Menghapus kecurangan yang sudah menjamur beberapa tahun terakhir ini juga bukanlah hal yang mudah, mengingat pihak yang terkait serta modus kecurangannya. Satu-satunya cara yang dapat dilakukan adalah meningkatkan kembali keamanan serta kerahasiaan soal dan kunci jawaban UN. Kecurangan –kecurangan tersebut hanya dapat diminimalisir dengan memberikan pengamanan yang super ketat selama persiapan, pelaksanaan, dan pelaporan UN.

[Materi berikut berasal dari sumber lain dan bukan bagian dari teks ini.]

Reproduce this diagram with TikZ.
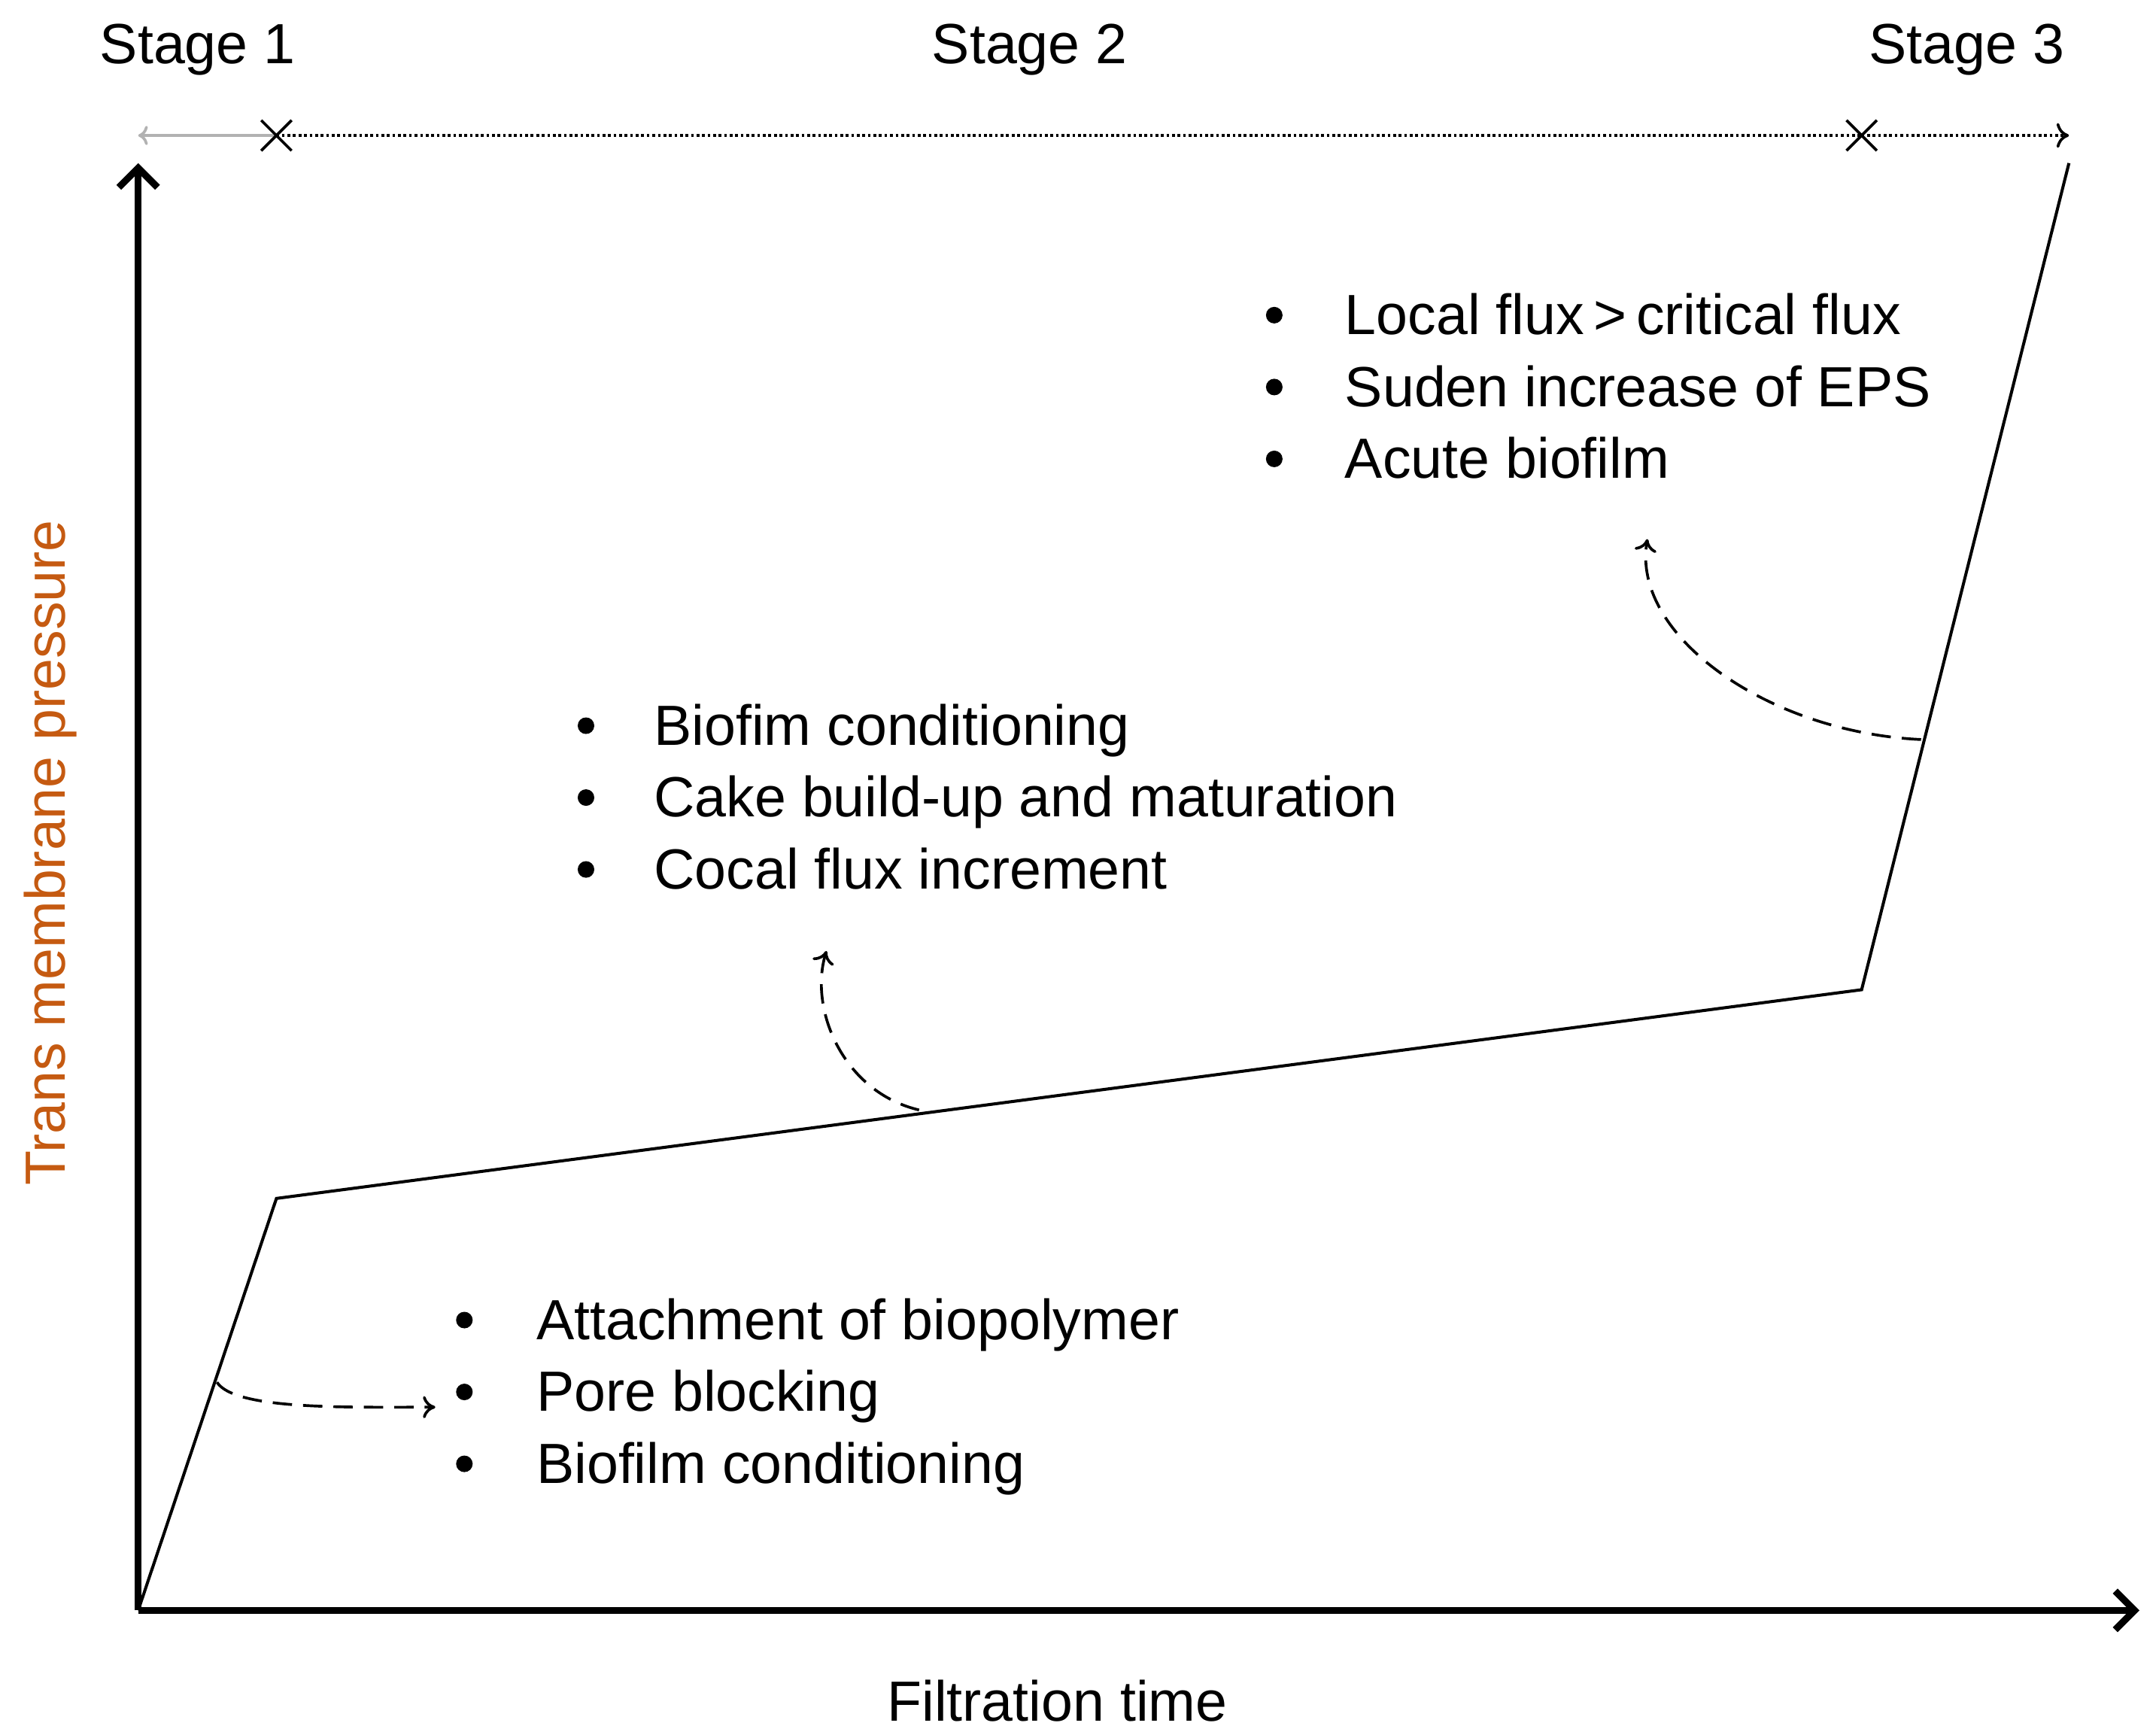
\documentclass[tikz,border=0pt]{standalone}
\usepackage{fontspec}
\setmainfont{Liberation Sans}
\usetikzlibrary{arrows.meta,calc}
\begin{document}
\begin{tikzpicture}[x=1pt,y=-1pt,
 lbl/.style={font=\fontsize{41}{46}\selectfont,anchor=base west,inner sep=0pt},
 bul/.style={circle,fill=black,inner sep=0pt,minimum size=12pt},
 dsh/.style={line width=2pt,dash pattern=on 14pt off 8pt,-{To[length=9pt,width=16pt]}}]
\useasboundingbox (0,0) rectangle (1560,1255);
\coordinate (O) at (100,1165);
\coordinate (Y) at (100,118);
\coordinate (X) at (1548,1165);
\draw[line width=5pt,-{Straight Barb[length=14pt,width=28pt]}] (O) -- (Y);
\draw[line width=5pt,-{Straight Barb[length=14pt,width=28pt]}] (O) -- (X);
\coordinate (p1) at (200,867);
\coordinate (p2) at (1347,716);
\coordinate (p3) at (1497,118);
\draw[line width=2.2pt] (O) -- (p1) -- (p2) -- (p3);
% top arrow
\coordinate (t0) at (100,98);
\coordinate (t1) at (200,98);
\coordinate (t2) at (1347,98);
\coordinate (t3) at (1497,98);
\draw[gray!60,line width=2pt,{To[length=7pt,width=14pt]}-] (t0) -- (t1);
\draw[line width=2pt,dotted] (t1) -- (t2);
\draw[line width=2pt,dotted,-{To[length=9pt,width=18pt]}] (t2) -- (t3);
\foreach \c in {t1,t2} \draw[line width=2pt] ($(\c)+(-11,-11)$) -- ($(\c)+(11,11)$) ($(\c)+(-11,11)$) -- ($(\c)+(11,-11)$);
\node[lbl,anchor=base] (s1) at (143,46) {Stage 1};
\node[lbl,anchor=base] (s2) at (745,46) {Stage 2};
\node[lbl,anchor=base] (s3) at (1423,46) {Stage 3};
\node[lbl,anchor=base,rotate=90,text={rgb,255:red,197;green,90;blue,17}] (yl) at (47,617) {Trans membrane pressure};
\node[lbl,anchor=base] (xl) at (765,1245) {Filtration time};
\foreach \t [count=\i] in {Attachment of biopolymer,Pore blocking,Biofilm conditioning}{
 \node[bul] at (336,{955+52*(\i-1)}) {};
 \node[lbl] at (388,{969+52*(\i-1)}) {\t};}
\foreach \t [count=\i] in {Biofim conditioning,Cake build-up and maturation,Cocal flux increment}{
 \node[bul] at (424,{525+52*(\i-1)}) {};
 \node[lbl] at (473,{539+52*(\i-1)}) {\t};}
\foreach \t [count=\i] in {Local flux\,>\,critical flux,Suden increase of EPS,Acute biofilm}{
 \node[bul] at (922,{228+52*(\i-1)}) {};
 \node[lbl] at (973,{242+52*(\i-1)}) {\t};}
\coordinate (a1) at (157,1000); \coordinate (b1) at (315,1018);
\coordinate (a2) at (665,803); \coordinate (b2) at (598,688);
\coordinate (a3) at (1390,535); \coordinate (b3) at (1192,390);
\draw[dsh] (a1) .. controls (170,1020) and (250,1018) .. (b1);
\draw[dsh] (a2) .. controls (610,790) and (585,730) .. (b2);
\draw[dsh] (a3) .. controls (1280,530) and (1180,460) .. (b3);
\end{tikzpicture}
\end{document}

Sebenarnya, bila kita cermati, kecurangan yang selama ini terjadi disebabkan belum memahaminya makna pendidikan. Sebagian besar dari kita menganggap bahwa kegagalan adalah sebuah vonis, siswa yang tidak lulus dianggap bodoh dan tidak memiliki potensi. Kekeliruan inilah yang mentebabken kita takut terhadap kegagalan. Padah kesuksesan itu berawal dari kegagalan. Seorang ilmuan seperti Thomas Alfa Edison saja harus mengalami ratusan kegagalan sebelum akhirnya dapat menciptakan sebuah bola lampu pijar. Selain itu, penyelenggaraan UN pun harus dikoreksi dan pemerintah tidak perlu merasa kalah jika penyelenggaraan UN dengan model seperti saat ini dikoreksi Cita-cita Indonesia adalah mencerdaskan bangsa. Namun cara yang boleh ditempuh adalah cara-cara yang cerdas dan mendidik. Selain itu, mengenai mutu pendidik. Pendidik memang harus membantu gpeserta didiknya, namun dalam arti menolong dalam penguasaan ilmu pengetahuan, mengenal jati diri, dan merangsang kecerdasannya. Hal tersebut juga harus dilaksanakan pada waktu dan ruang yang tepat.Bagaimanapun, membiarkan, mengajak, melakukan ataupun memerintahkan kecurangan dalam pelaksanaan UN sama saja dengan menggali kubur bagi dunia pendidikan. Karena jika kita terlibat dalam berbagai bentuk kecurangan tersebut, itu artinya kita telah memberikan teladan buruk kepada generasi penerus bangsa ini. Mustahil sebuah corong teko akan mengeluarkan air yang bersih dan jernih jika air yang dimasukkan ke dadalamnya kotor dan tercemar. Selain itu, tugas kita semua lah mengawasi pelaksanaan Un, karena semua itu juga demi kemajuan pendidikan di Indonesia.